Ia menolak pulang ke Bekasi karena tidak memiliki harta benda lagi.
Masih di Bekangdam XII/Tanjungpura, juga ada seorang pelajar SMP negeri di Depok, bernama Ari. Ia datang ke Kalbar bersama ayah dan ibunya serta dua adik. Ia pun tak mau pulang ke Depok. Sebelum pindah, Ari dijanjikan tetap sekolah. "Kata ayah, nanti sekolah di sini (Kalbar)," katanya.
Dari pengakuan eks anggota Gafatar, mereka tidak memperkenalkan sekolah formal kepada anak-anak. Anak-anak mengikuti program home schooling atau belajar di rumah di bawah bimbingan orangtua.
Di Dusun Moton Asam, ada satu aula atau ruang pertemuan. Pagi hingga siang digunakan sebagai tempat belajar anak-anak, siang hingga sore untuk kaum perempuan dan malam hari untuk laki-laki.
Kesan eksklusif (terpisah dari yang lain) dalam beraktivitas, agaknya menjadi salah satu alasan yang menimbulkan kecurigaan banyak orang mengenai organisasi ini.
Ketika kasus hilangnya dr Rica Tri Handayani dari Lampung dalam perjalanan menuju Yogyakarta terungkap, dan Gafatar berada di balik peristiwa itu. Banyak orang kemudian secara terbuka mengungkapkan anggota keluarga mereka hilang dan menjadi anggota organisasi ini.
Meski menyatakan telah membubarkan diri Agustus 2015, namun secara bertahap para eks anggota Gafatar mulai menyeberang meninggalkan daerah asalnya menuju Kalimantan. Di antara eks anggota Gafatar yang ditemui di pengungsian menyatakan alasan pindah ke Kalbar, karena daerah ini dianggap subur dan masih memiliki banyak wilayah kosong, sehingga berpotensi untuk pengembangan pertanian mendukung swasembada pangan nasional.

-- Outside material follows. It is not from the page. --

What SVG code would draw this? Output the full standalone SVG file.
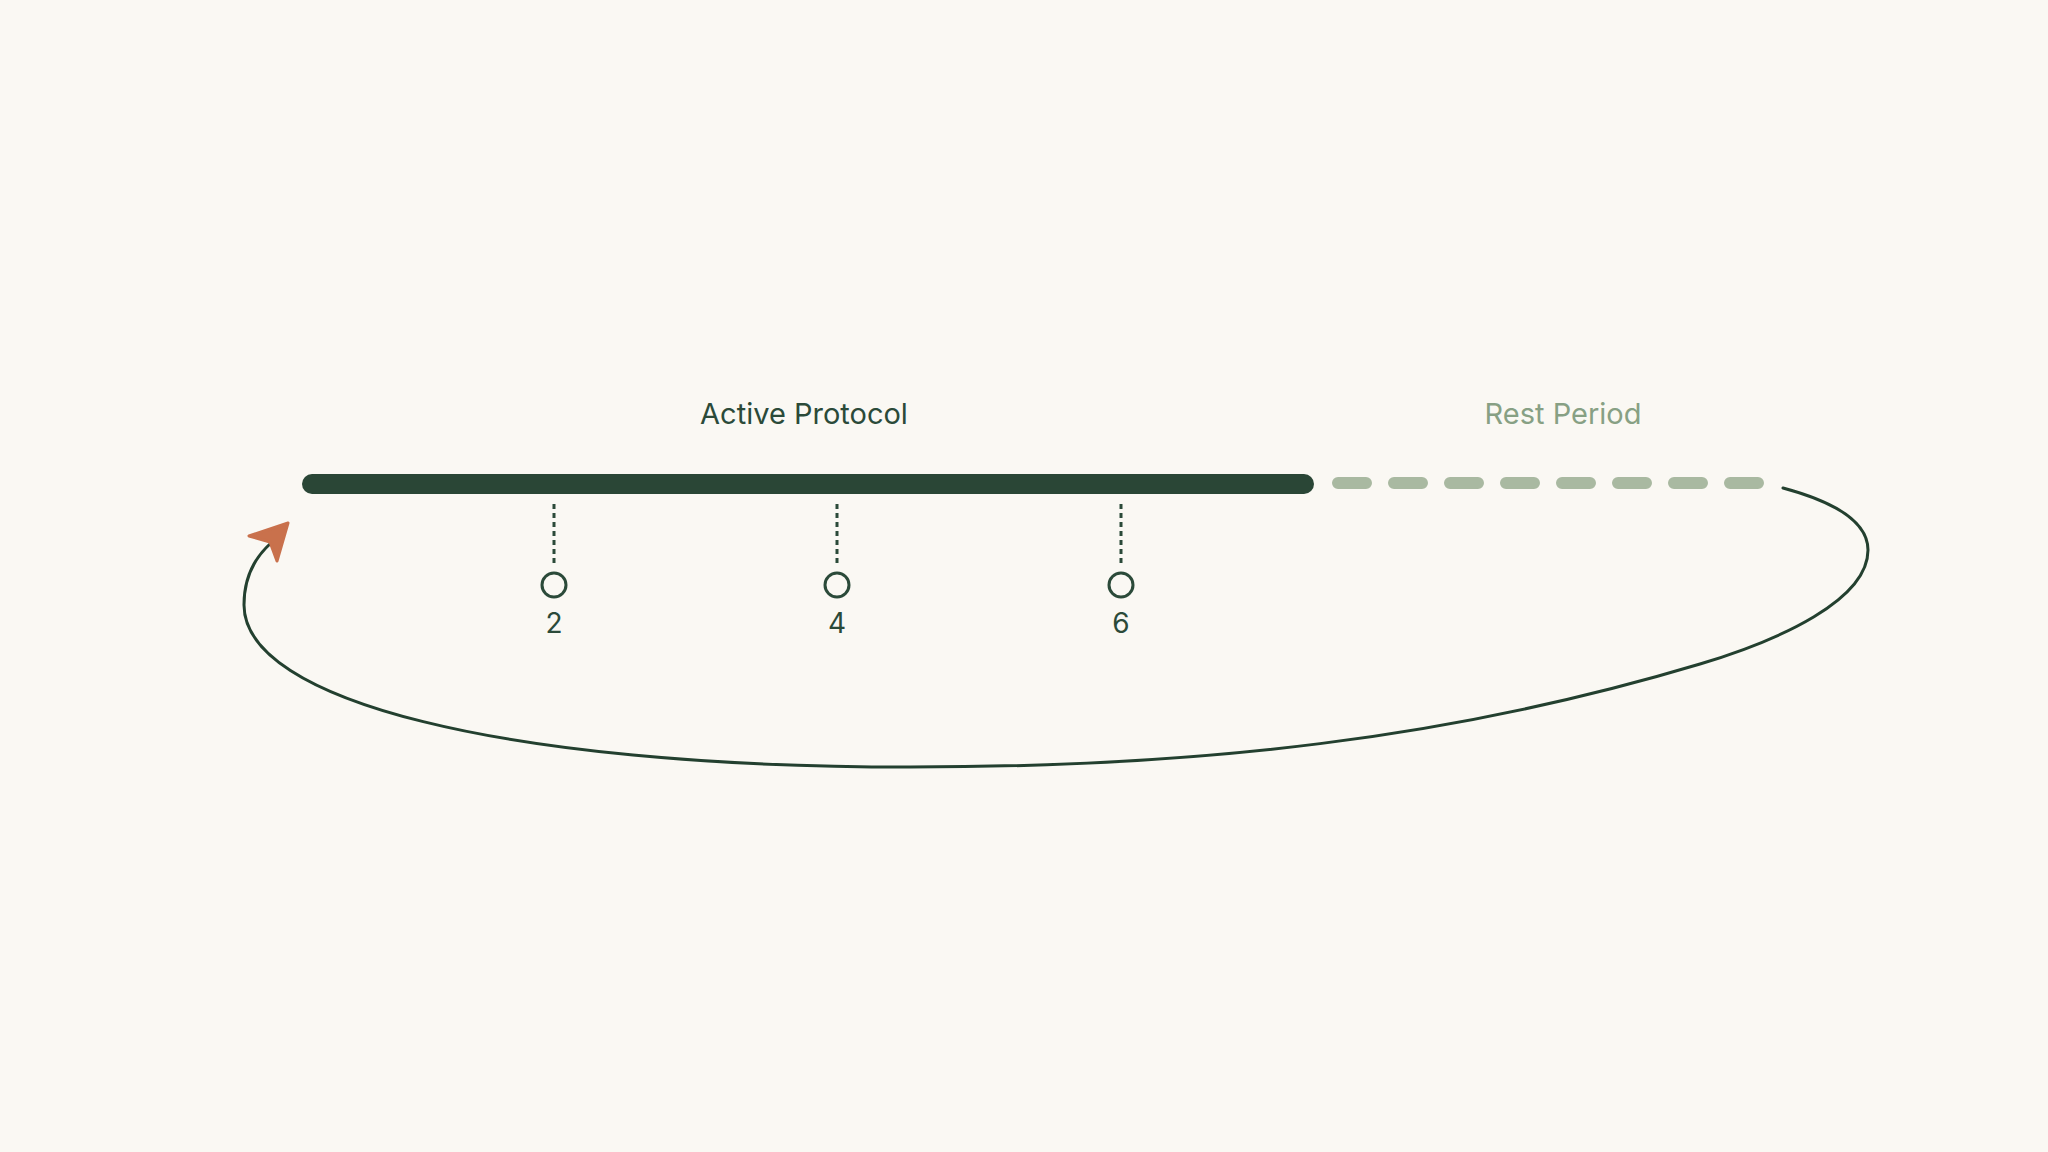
<svg xmlns="http://www.w3.org/2000/svg" width="2048" height="1152" viewBox="0 0 2048 1152">
  <style>
    .lbl { font-family: Inter, "Liberation Sans", sans-serif; font-size: 29px; text-anchor: middle; }
    .dark { fill: #2b4a39; }
    .rest { fill: #87a084; }
    .num { font-family: Inter, "Liberation Sans", sans-serif; font-size: 28px; text-anchor: middle; fill: #2b4a39; }
    .tick { stroke: #2b4a39; stroke-width: 3; stroke-dasharray: 5 4; fill: none; }
    .dot { fill: #faf8f3; stroke: #2b4a39; stroke-width: 3; }
  </style>
  <rect width="2048" height="1152" fill="#faf8f3"/>

  <g id="active-protocol">
    <line x1="312" y1="484" x2="1304" y2="484" stroke="#2a4636" stroke-width="20" stroke-linecap="round"/>
    <text class="lbl dark" x="804" y="424">Active Protocol</text>
  </g>

  <g id="rest-period">
    <line x1="1338" y1="483" x2="1762" y2="483" stroke="#a9b9a1" stroke-width="12" stroke-linecap="round" stroke-dasharray="28 28"/>
    <text class="lbl rest" x="1563" y="424">Rest Period</text>
  </g>

  <g id="marker-2">
    <line class="tick" x1="554" y1="504" x2="554" y2="566"/>
    <circle class="dot" cx="554" cy="585" r="12"/>
    <text class="num" x="554" y="633">2</text>
  </g>
  <g id="marker-4">
    <line class="tick" x1="837" y1="504" x2="837" y2="566"/>
    <circle class="dot" cx="837" cy="585" r="12"/>
    <text class="num" x="837" y="633">4</text>
  </g>
  <g id="marker-6">
    <line class="tick" x1="1121" y1="504" x2="1121" y2="566"/>
    <circle class="dot" cx="1121" cy="585" r="12"/>
    <text class="num" x="1121" y="633">6</text>
  </g>

  <g id="connectors">
    <path d="M 1783 488 C 1835 502, 1868 522, 1868 550 C 1868 600, 1780 640, 1700 664 C 1450 739, 1200 767, 910 767 C 500 767, 244 700, 244 605 C 244 580, 252 560, 271 543" fill="none" stroke="#23402f" stroke-width="3" stroke-linecap="round"/>
    <polygon points="288,523 249,536 270,542 277,561" fill="#c9714c" stroke="#c9714c" stroke-width="3" stroke-linejoin="round"/>
  </g>
</svg>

Namun sumber-sumber di luar mereka mengatakan, para pengikut Ahmad Moshaddeq sedang melakukan hijrah.
Anggota DPR RI dari daerah pemilihan Kalbar, Erma Suryani Ranik mengingatkan agar pemerintah daerah terus melakukan pemantauan terhadap eks anggota Gafatar.
"Ini penting karena saya secara pribadi mencurigai Gafatar memiliki niat tersembunyi untuk membuat bibit melawan NKRI. Saya mendapatkan informasi yang cukup valid tentang tahapan mereka dalam rangkaian mewujudkan visi misi mendirikan negara baru selain NKRI," katanya.
Erma mengatakan Kalimantan adalah lokasi tujuan utama Gafatar. Dan saat ini, mereka sedang melakukan tahapan hijrah.